**REQUEST**
Below, find the line containing "Give me the matplotlib source for this chart." and the line containing "plt.rcParams['mathtext.bf'] = 'Liberation"; reproduce exactly those two and every line between them, omitting pictures.

**DATA TO PROCESS**
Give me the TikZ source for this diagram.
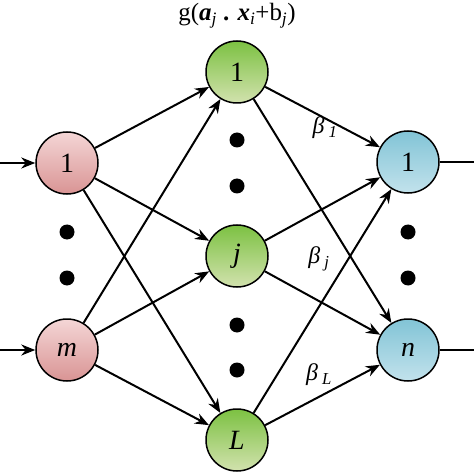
\documentclass[tikz,border=0pt]{standalone}
\usepackage{fontspec}
\setmainfont{Liberation Serif}
\usetikzlibrary{arrows.meta}
\definecolor{pinkT}{HTML}{F4D6D6}
\definecolor{pinkB}{HTML}{D99494}
\definecolor{greenT}{HTML}{7CC142}
\definecolor{greenB}{HTML}{D2E2AE}
\definecolor{blueT}{HTML}{82C4D6}
\definecolor{blueB}{HTML}{C2E2EC}
\tikzset{
  neuron/.style={circle, draw=black, line width=1.5bp, minimum size=62bp, inner sep=0pt, font=\fontsize{28}{30}\selectfont},
  inp/.style={neuron, top color=pinkT, bottom color=pinkB},
  hid/.style={neuron, top color=greenT, bottom color=greenB},
  outp/.style={neuron, top color=blueT, bottom color=blueB},
  conn/.style={line width=2bp, -{Stealth[length=14bp,width=11bp]}},
  plain/.style={line width=2bp},
  dotmark/.style={circle, fill=black, minimum size=15bp, inner sep=0pt},
  blabel/.style={font=\fontsize{24}{26}\selectfont}
}
\begin{document}
\begin{tikzpicture}[x=1bp,y=-1bp]
\useasboundingbox (0,0) rectangle (474,474);
% nodes
\node[inp] (i1) at (67,163) {1};
\node[inp] (im) at (67,350) {\textit{m}};
\node[hid] (h1) at (237,72) {1};
\node[hid] (hj) at (237,256) {\textit{j}};
\node[hid] (hL) at (237,440) {\textit{L}};
\node[outp] (o1) at (408,162) {1};
\node[outp] (on) at (408,350) {\textit{n}};
% free ends
\coordinate (li1) at (0,163);
\coordinate (lim) at (0,350);
\coordinate (ro1) at (474,162);
\coordinate (ron) at (474,350);
% dots
\node[dotmark] (d1) at (67,232) {};
\node[dotmark] (d2) at (67,278) {};
\node[dotmark] (d3) at (237,140) {};
\node[dotmark] (d4) at (237,186) {};
\node[dotmark] (d5) at (237,325) {};
\node[dotmark] (d6) at (237,370) {};
\node[dotmark] (d7) at (408,232) {};
\node[dotmark] (d8) at (408,278) {};
% input/output lines
\draw[conn] (li1) -- (i1);
\draw[conn] (lim) -- (im);
\draw[plain] (o1) -- (ro1);
\draw[plain] (on) -- (ron);
% input to hidden
\foreach \a in {i1,im}{
  \foreach \b in {h1,hj,hL}{
    \draw[conn] (\a) -- (\b);
  }
}
% hidden to output
\foreach \a in {h1,hj,hL}{
  \foreach \b in {o1,on}{
    \draw[conn] (\a) -- (\b);
  }
}
% labels
\node[font=\fontsize{25}{27}\selectfont] (title) at (237,16) {g(\textbf{\textit{a}}\textsubscript{\textit{j}} \textbf{.} \textbf{\textit{x}}\textsubscript{\textit{i}}+b\textsubscript{\textit{j}})};
\node[blabel] (b1) at (325,128) {\textit{β}\,\textsubscript{\textit{1}}};
\node[blabel] (bj) at (319,259) {\textit{β}\,\textsubscript{\textit{j}}};
\node[blabel] (bL) at (319,375) {\textit{β}\,\textsubscript{\textit{L}}};
\end{tikzpicture}
\end{document}
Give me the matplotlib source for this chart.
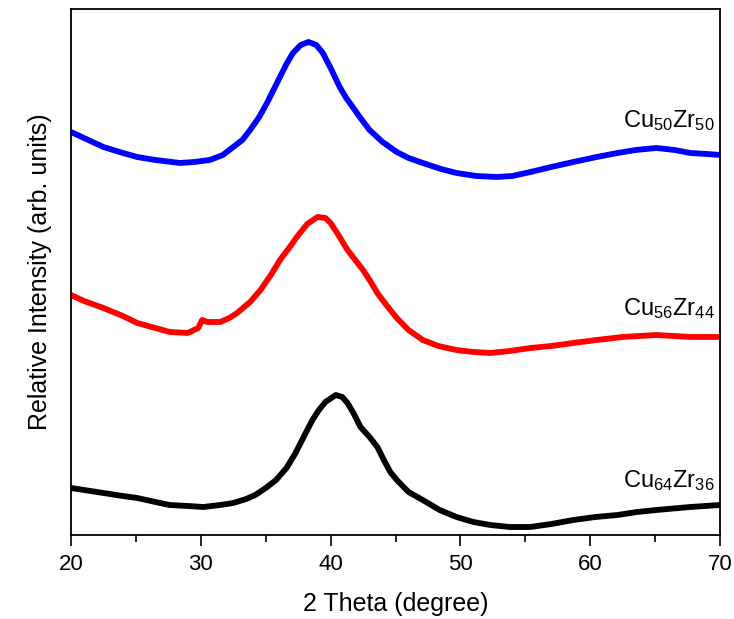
import matplotlib.pyplot as plt
from matplotlib.ticker import MultipleLocator

plt.rcParams['font.family'] = ['Liberation Sans', 'DejaVu Sans']
plt.rcParams['mathtext.fontset'] = 'custom'
plt.rcParams['mathtext.rm'] = 'Liberation Sans'
plt.rcParams['mathtext.it'] = 'Liberation Sans:italic'
plt.rcParams['mathtext.bf'] = 'Liberation Sans:bold'

# 2 theta (degree) and relative intensity (with stacking offset)
theta_50 = [20, 21, 22.5, 24, 25.1, 26.5, 28.4, 29.5, 30.7, 31.7, 32.5, 33.2, 33.8,
            34.5, 35.1, 35.6, 36.1, 36.6, 37.1, 37.7, 38.3, 38.9, 39.4, 40.0, 40.7,
            41.2, 41.7, 42.3, 43.0, 44.0, 45.1, 46.0, 47.1, 48.5, 49.7, 51.2, 52.8,
            54.0, 55.4, 57.0, 58.7, 60.5, 62.1, 63.5, 65.1, 66.5, 67.7, 69.0, 70.0]
int_50 = [403, 397, 388, 382, 378, 375, 372, 373, 375, 380, 388, 395, 405,
          418, 432, 445, 458, 471, 482, 490, 493, 490, 482, 467, 448,
          437, 428, 417, 405, 393, 383, 377, 372, 366, 362, 359, 358,
          359, 363, 368, 373, 378, 382, 385, 387, 385, 382, 381, 380]

theta_56 = [20, 21, 22.5, 24, 25.1, 26.5, 27.6, 29.0, 29.8, 30.1, 30.5, 31.5, 32.2,
            32.8, 33.8, 34.6, 35.4, 36.1, 36.8, 37.4, 38.2, 39.0, 39.6, 40.0, 40.6,
            41.3, 41.9, 42.5, 43.1, 43.6, 44.0, 44.6, 45.1, 46.0, 47.1, 48.3, 49.7,
            51.0, 52.3, 53.8, 55.4, 57.0, 58.7, 60.5, 62.5, 63.8, 65.1, 67.7, 70.0]
int_56 = [240, 234, 227, 219, 212, 207, 203, 202, 207, 215, 213, 213, 217,
          222, 233, 245, 260, 275, 287, 298, 311, 318, 317, 312, 300,
          285, 275, 265, 253, 242, 235, 225, 217, 205, 195, 189, 185,
          183, 182, 184, 187, 189, 192, 195, 198, 199, 200, 198, 198]

theta_64 = [20, 21, 22.5, 24, 25.1, 26.5, 27.6, 29.0, 30.2, 31.5, 32.5, 33.5, 34.2,
            35.0, 35.8, 36.6, 37.3, 38.0, 38.6, 39.1, 39.6, 40.4, 40.9, 41.3, 41.8,
            42.3, 43.0, 43.6, 44.1, 44.6, 45.1, 46.0, 47.1, 48.4, 49.7, 51.0, 52.3,
            53.8, 55.4, 57.0, 58.7, 60.4, 62.1, 63.6, 65.1, 67.7, 70.0]
int_64 = [47, 45, 42, 39, 37, 33, 30, 29, 28, 30, 32, 36, 40,
          47, 55, 67, 82, 100, 115, 125, 133, 140, 138, 132, 121,
          108, 98, 88, 75, 63, 55, 43, 35, 25, 18, 13, 10,
          8, 8, 11, 15, 18, 20, 23, 25, 28, 30]

labels = [r'$\mathregular{Cu_{50}Zr_{50}}$', r'$\mathregular{Cu_{56}Zr_{44}}$',
          r'$\mathregular{Cu_{64}Zr_{36}}$']
label_y = [408, 220, 48]
colors = ['#0000ff', '#ff0000', '#000000']

fig = plt.figure(figsize=(7.34, 6.19), dpi=100)
ax = fig.add_axes([0.0967, 0.1357, 0.8843, 0.8498])

series = [(theta_50, int_50), (theta_56, int_56), (theta_64, int_64)]
for (x, y), c in zip(series, colors):
    ax.plot(x, y, color=c, linewidth=4.2, solid_joinstyle='round', solid_capstyle='butt')

for text, ypos in zip(labels, label_y):
    ax.text(69.6, ypos, text, ha='right', va='baseline', fontsize=17)

ax.set_xlim(20, 70)
ax.set_ylim(0, 526)
ax.xaxis.set_major_locator(MultipleLocator(10))
ax.xaxis.set_minor_locator(MultipleLocator(5))
ax.tick_params(axis='x', which='major', direction='out', length=8, width=1.2,
               labelsize=16, top=False, pad=6)
ax.tick_params(axis='x', which='minor', direction='out', length=5, width=1.2, top=False)
ax.set_yticks([])
for s in ax.spines.values():
    s.set_linewidth(1.3)

ax.set_xlabel('2 Theta (degree)', fontsize=18, labelpad=12)
ax.set_ylabel('Relative Intensity (arb. units)', fontsize=18, labelpad=14)

plt.savefig('out.png', dpi=100)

**COMPLETED EXERCISE**
Give me the matplotlib source for this chart.
import matplotlib.pyplot as plt
from matplotlib.ticker import MultipleLocator

plt.rcParams['font.family'] = ['Liberation Sans', 'DejaVu Sans']
plt.rcParams['mathtext.fontset'] = 'custom'
plt.rcParams['mathtext.rm'] = 'Liberation Sans'
plt.rcParams['mathtext.it'] = 'Liberation Sans:italic'
plt.rcParams['mathtext.bf'] = 'Liberation Sans:bold'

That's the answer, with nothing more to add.